A simple operational discipline that has paid off repeatedly: track lead-time data on your top 20 SKUs. Update it every two weeks via routine quote requests. Watch for the changes.

A two-week interval is short enough to catch supply chain shifts before they become public news, and long enough that you're not generating noise. Over time, the dataset becomes its own signal. A sudden 50% increase in lead time across multiple SKUs from one vendor tells you that vendor has a fab capacity issue. A sudden contraction means the opposite.

Most networks I've worked with don't do this. The data is free — every quote request returns a lead time. The discipline of capturing and tracking the lead-time numbers separately from the price numbers is what's missing.

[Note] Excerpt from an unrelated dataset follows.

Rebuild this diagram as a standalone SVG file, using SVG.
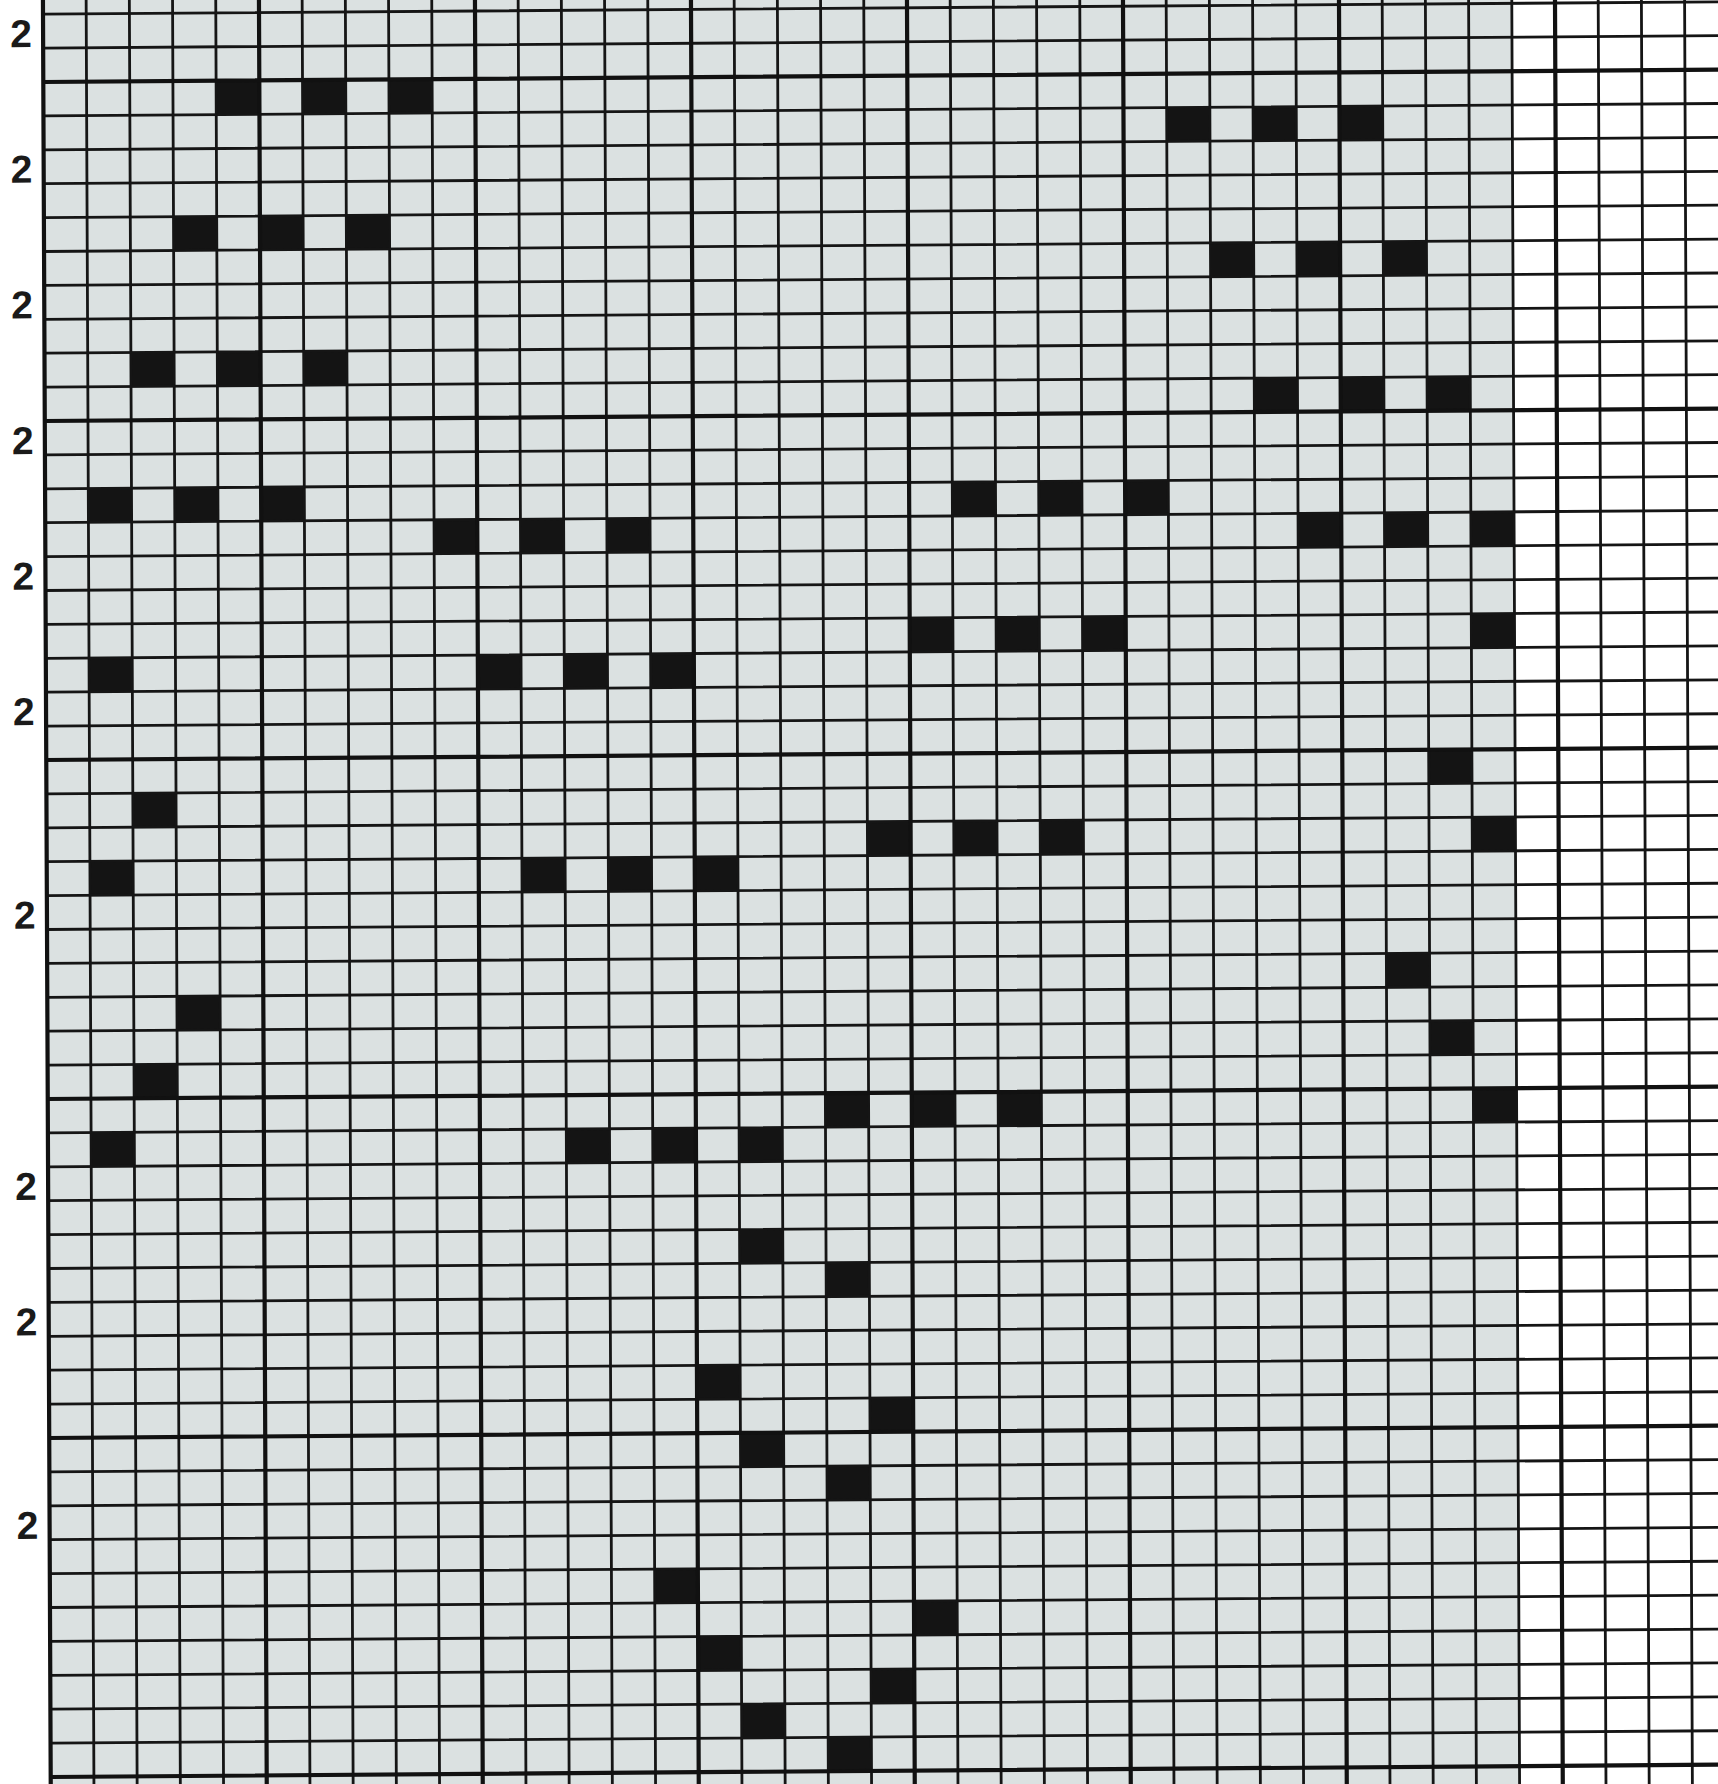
<svg xmlns="http://www.w3.org/2000/svg" width="1718" height="1784" viewBox="0 0 1718 1784">
<style>
.bg{fill:#dbe1e1}
.b{fill:#141414}
.thin{stroke:#151515;stroke-width:2.8;fill:none}
.major{stroke:#111;stroke-width:4.2;fill:none}
.lbl{font-family:"Liberation Sans",Arial,sans-serif;font-weight:bold;font-size:39px;fill:#1a1a1a}
</style>
<defs>
<rect id="c" width="43.2" height="33.9"/>
</defs>
<rect x="0" y="0" width="1718" height="1784" fill="#ffffff"/>
<g id="grid" transform="matrix(1 -0.0074 0.00437 1 43.3 82)">
<rect class="bg" x="0" y="-110" width="1468.8" height="1850"/>
<g id="cells" class="b">
<use href="#c" x="172.8" y="0"/><use href="#c" x="259.2" y="0"/><use href="#c" x="345.6" y="0"/>
<use href="#c" x="1123.2" y="33.9"/><use href="#c" x="1209.6" y="33.9"/><use href="#c" x="1296" y="33.9"/>
<use href="#c" x="129.6" y="135.6"/><use href="#c" x="216" y="135.6"/><use href="#c" x="302.4" y="135.6"/>
<use href="#c" x="1166.4" y="169.5"/><use href="#c" x="1252.8" y="169.5"/><use href="#c" x="1339.2" y="169.5"/>
<use href="#c" x="86.4" y="271.2"/><use href="#c" x="172.8" y="271.2"/><use href="#c" x="259.2" y="271.2"/>
<use href="#c" x="1209.6" y="305.1"/><use href="#c" x="1296" y="305.1"/><use href="#c" x="1382.4" y="305.1"/>
<use href="#c" x="43.2" y="406.8"/><use href="#c" x="129.6" y="406.8"/><use href="#c" x="216" y="406.8"/>
<use href="#c" x="907.2" y="406.8"/><use href="#c" x="993.6" y="406.8"/><use href="#c" x="1080" y="406.8"/>
<use href="#c" x="388.8" y="440.7"/><use href="#c" x="475.2" y="440.7"/><use href="#c" x="561.6" y="440.7"/>
<use href="#c" x="1252.8" y="440.7"/><use href="#c" x="1339.2" y="440.7"/><use href="#c" x="1425.6" y="440.7"/>
<use href="#c" x="864" y="542.4"/><use href="#c" x="950.4" y="542.4"/><use href="#c" x="1036.8" y="542.4"/><use href="#c" x="1425.6" y="542.4"/>
<use href="#c" x="43.2" y="576.3"/><use href="#c" x="432" y="576.3"/><use href="#c" x="518.4" y="576.3"/><use href="#c" x="604.8" y="576.3"/>
<use href="#c" x="1382.4" y="678"/>
<use href="#c" x="86.4" y="711.9"/>
<use href="#c" x="820.8" y="745.8"/><use href="#c" x="907.2" y="745.8"/><use href="#c" x="993.6" y="745.8"/><use href="#c" x="1425.6" y="745.8"/>
<use href="#c" x="43.2" y="779.7"/><use href="#c" x="475.2" y="779.7"/><use href="#c" x="561.6" y="779.7"/><use href="#c" x="648" y="779.7"/>
<use href="#c" x="1339.2" y="881.4"/>
<use href="#c" x="129.6" y="915.3"/>
<use href="#c" x="1382.4" y="949.2"/>
<use href="#c" x="86.4" y="983.1"/>
<use href="#c" x="777.6" y="1017"/><use href="#c" x="864" y="1017"/><use href="#c" x="950.4" y="1017"/><use href="#c" x="1425.6" y="1017"/>
<use href="#c" x="43.2" y="1050.9"/><use href="#c" x="518.4" y="1050.9"/><use href="#c" x="604.8" y="1050.9"/><use href="#c" x="691.2" y="1050.9"/>
<use href="#c" x="691.2" y="1152.6"/>
<use href="#c" x="777.6" y="1186.5"/>
<use href="#c" x="648" y="1288.2"/>
<use href="#c" x="820.8" y="1322.1"/>
<use href="#c" x="691.2" y="1356"/>
<use href="#c" x="777.6" y="1389.9"/>
<use href="#c" x="604.8" y="1491.6"/>
<use href="#c" x="864" y="1525.5"/>
<use href="#c" x="648" y="1559.4"/>
<use href="#c" x="820.8" y="1593.3"/>
<use href="#c" x="691.2" y="1627.2"/>
<use href="#c" x="777.6" y="1661.1"/>
</g>
<path class="thin" d="M43.2 -110V1740M86.4 -110V1740M129.6 -110V1740M172.8 -110V1740M259.2 -110V1740M302.4 -110V1740M345.6 -110V1740M388.8 -110V1740M475.2 -110V1740M518.4 -110V1740M561.6 -110V1740M604.8 -110V1740M691.2 -110V1740M734.4 -110V1740M777.6 -110V1740M820.8 -110V1740M907.2 -110V1740M950.4 -110V1740M993.6 -110V1740M1036.8 -110V1740M1123.2 -110V1740M1166.4 -110V1740M1209.6 -110V1740M1252.8 -110V1740M1339.2 -110V1740M1382.4 -110V1740M1425.6 -110V1740M1468.8 -110V1740M1555.2 -110V1740M1598.4 -110V1740M1641.6 -110V1740M1684.8 -110V1740"/>
<path class="thin" d="M0 -101.7H1740M0 -67.8H1740M0 -33.9H1740M0 33.9H1740M0 67.8H1740M0 101.7H1740M0 135.6H1740M0 169.5H1740M0 203.4H1740M0 237.3H1740M0 271.2H1740M0 305.1H1740M0 372.9H1740M0 406.8H1740M0 440.7H1740M0 474.6H1740M0 508.5H1740M0 542.4H1740M0 576.3H1740M0 610.2H1740M0 644.1H1740M0 711.9H1740M0 745.8H1740M0 779.7H1740M0 813.6H1740M0 847.5H1740M0 881.4H1740M0 915.3H1740M0 949.2H1740M0 983.1H1740M0 1050.9H1740M0 1084.8H1740M0 1118.7H1740M0 1152.6H1740M0 1186.5H1740M0 1220.4H1740M0 1254.3H1740M0 1288.2H1740M0 1322.1H1740M0 1389.9H1740M0 1423.8H1740M0 1457.7H1740M0 1491.6H1740M0 1525.5H1740M0 1559.4H1740M0 1593.3H1740M0 1627.2H1740M0 1661.1H1740M0 1728.9H1740"/>
<path class="major" d="M0 -110V1740M216 -110V1740M432 -110V1740M648 -110V1740M864 -110V1740M1080 -110V1740M1296 -110V1740M1512 -110V1740M1728 -110V1740"/>
<path class="major" d="M0 0H1740M0 339H1740M0 678H1740M0 1017H1740M0 1356H1740M0 1695H1740"/>
<g id="labels" class="lbl">
<text x="-33" y="-35">2</text>
<text x="-33" y="100.6">2</text>
<text x="-33" y="236.3">2</text>
<text x="-33" y="372">2</text>
<text x="-33" y="507.5">2</text>
<text x="-33" y="643.1">2</text>
<text x="-33" y="846.5">2</text>
<text x="-33" y="1117.7">2</text>
<text x="-33" y="1253.3">2</text>
<text x="-33" y="1456.7">2</text>
</g>
</g>
</svg>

What this means for forecast confidence

The forecasts that have aged best in my own work have used lead-time signals as the primary forward indicator and roadmap slides as the directional flavour. The forecasts that have aged worst trusted the roadmap.

If you forecast a 2027 deployment based on a vendor's roadmap claim of "volume shipments H1 2027" and your operational planning assumed that timing, you're vulnerable to a 6-month slip that you have no early warning system for. If you forecast the same deployment with the addition of "lead-time data must show production-unit lead under 16 weeks by Q3 2026 for our timing to hold", you have a milestone check that the roadmap slide can't deliver.

That milestone check is the difference between forecasts that catch surprises early and forecasts that absorb them late.

The discipline isn't hard

Lead-time tracking is one of those operational practices that takes hours per month to maintain and pays back many times over. It's not glamorous. The intelligence team that does it well doesn't get attention because their forecasts are quietly correct. The intelligence team that doesn't gets attention every time a launch slips and the procurement plan breaks.

Ask the lead time. Write it down. Watch it move. Trust it more than the slide deck.